The ICCO World PR Report revealed that PR measurement and analytics is the top area of investment for 2023 with 24% of respondents intending to increase investment. These are my 10 PR measurement resolutions for you to include in your communications and PR plan for 2023.
1) Make PR measurement part of your routine as it’s best used before and during, not simply to report at the end
PR measurement isn’t something to think about when you’re finished and need to report the results or success of your work. Communications measurement is something you need to do at every stage and the most crucial elements are before you start and while you are doing it. It’s impossible to create an effective PR and communications measurement report of your results if you haven’t planned how you are going to do measurement from before you started.

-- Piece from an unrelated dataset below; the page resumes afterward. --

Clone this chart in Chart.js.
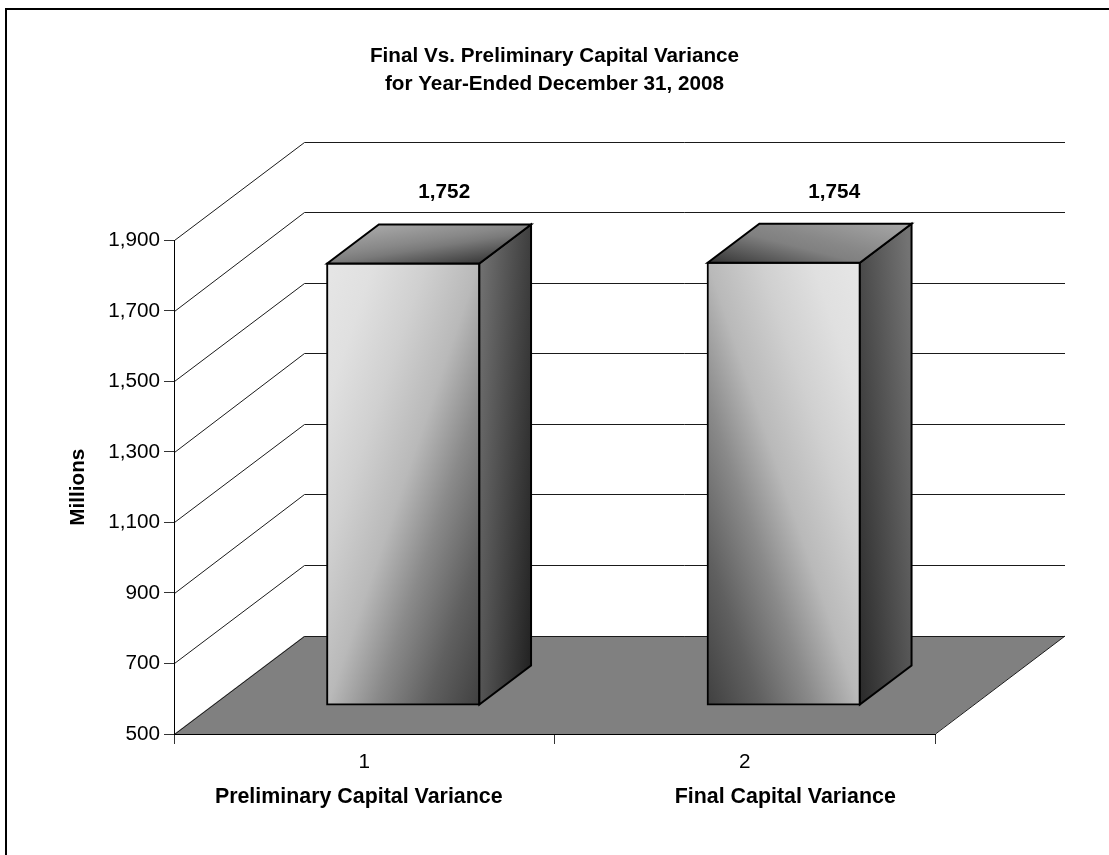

2) Use data, analytics and measurement for better insight to improve planning
PR professionals are often notoriously poor planners. They chose PR and communications because they are creatives and aren’t number people. Their favourite subjects at school were languages and humanities, rarely maths or physics. PR professionals must overcome their fear of numbers and embrace the data. Done properly it doesn’t stifle creativity but enhances it.
3) Use measurement to improve performance as if you do better work then the results you report will be better by default
British cycling coach Dave Brailsford is credited with using ‘marginal gains’ to improve the performance of the Great Britain cycling team. The principle is that if you broke down everything you could think of that goes into riding a bike, and then improved it by 1%, you will get a significant increase when you put them all together.
We can apply the same concept to public relations and communications. If we identify everything we do and find a way to measure and improve it by a tiny amount, then the overall results will be much better.
Most of the PR measurement metrics we use to do this incremental improvement will only be relevant to the PR and communication team and don’t need to be reported elsewhere.
4) Don’t focus on proving the value of PR or ROI, as that’s never the main benefit of PR measurement
The reason most PR professionals want to improve how they measure communications is because they want to prove what value they’ve added.
Crudely they want to show how important they are. PR agencies want to keep clients and secure an increase in fees. In-house professionals want to secure next year’s budget or get a pay rise or promotion.
Starting by trying to prove PR value is also the worst way to approach PR measurement.
The value of public relations is far greater than just tracking crude metrics such as ROI (return on investment) or trying to do PR attribution to show that PR led to website visits or sales. Both of these things are rarely possible anyway and if people claim they are doing it then they are usually misleading it you.
The two most important stages of PR measurement are using data and analytics for insight and using it to incrementally improve what you do. If you get these two stages right, then your results become better by default.
5) Always set clear communications objectives
You need to know where you are starting and where you want to go. Once you know this then you can create a plan that gets you there. To do this you need to know how you are going to know you’ve got there.
To do this you need to set communications objectives that have a clear connection with organisational or business objectives. If you can’t see how a communications or PR activity is contributing to achieving a business objective, then you need to ask if you should be doing it.
6) Use PR measurement to help you improve the future, not just report on the past
Ask yourself which is going to be most valuable to your CEO or C-suite. Is it telling them what you’ve achieved or is it providing information to help them in future decision making? Academic research tells us that it is the latter. Professor Jim Macnamara’s research finds that CEOs “are more likely to pay for what they do not know and what can change the future”.
7) Measure what matters, less is more
There are hundreds of potential metrics than can be used to measure public relations and communications. But just because they exist, doesn’t mean we should use them. The metrics you choose to use will depend on the objectives you are trying to achieve. Different objectives require different metrics, so different activities and campaigns might be measured in different ways. There is no single answer or silver bullet metric.
8) Stop using vanity metrics and AVEs
AVEs (or advertising value equivalents) have never had any value. AVEs have always been a fraudulent, inaccurate and misleading metric. Despite this the 2022 ICCO World PR Report revealed that globally 61% of respondents use AVEs. The UK had the lowest percentage at 48%.
But AVEs aren’t the only nasty metric. We still come across dubious metrics such as reach and followers.
9) Report value, not costs
Many PR and communications measurement reports are full of output metrics that are costs to a business, instead of focusing on outcome metrics which show how PR has added value to the business.
The PR measurement metrics you use for incremental improvement will usually be different to the metrics that you report to the CEO, C-Suite and other teams.
CEOs and boards are too busy to be inundated with lots of detail. They need just enough reliable information to enable them to make better decisions. And use language and terms they can understand, rather than terms that mean more to PR and communications professionals.
10) Don’t be afraid to ask for help
Good PR and communications measurement is hard. There is no perfect answer. There is no silver bullet. That’s why organisations like AMEC (International Association for the Measurement and Evalution of Communications) and the other professional bodies invest so much time in helping to improve professional practice.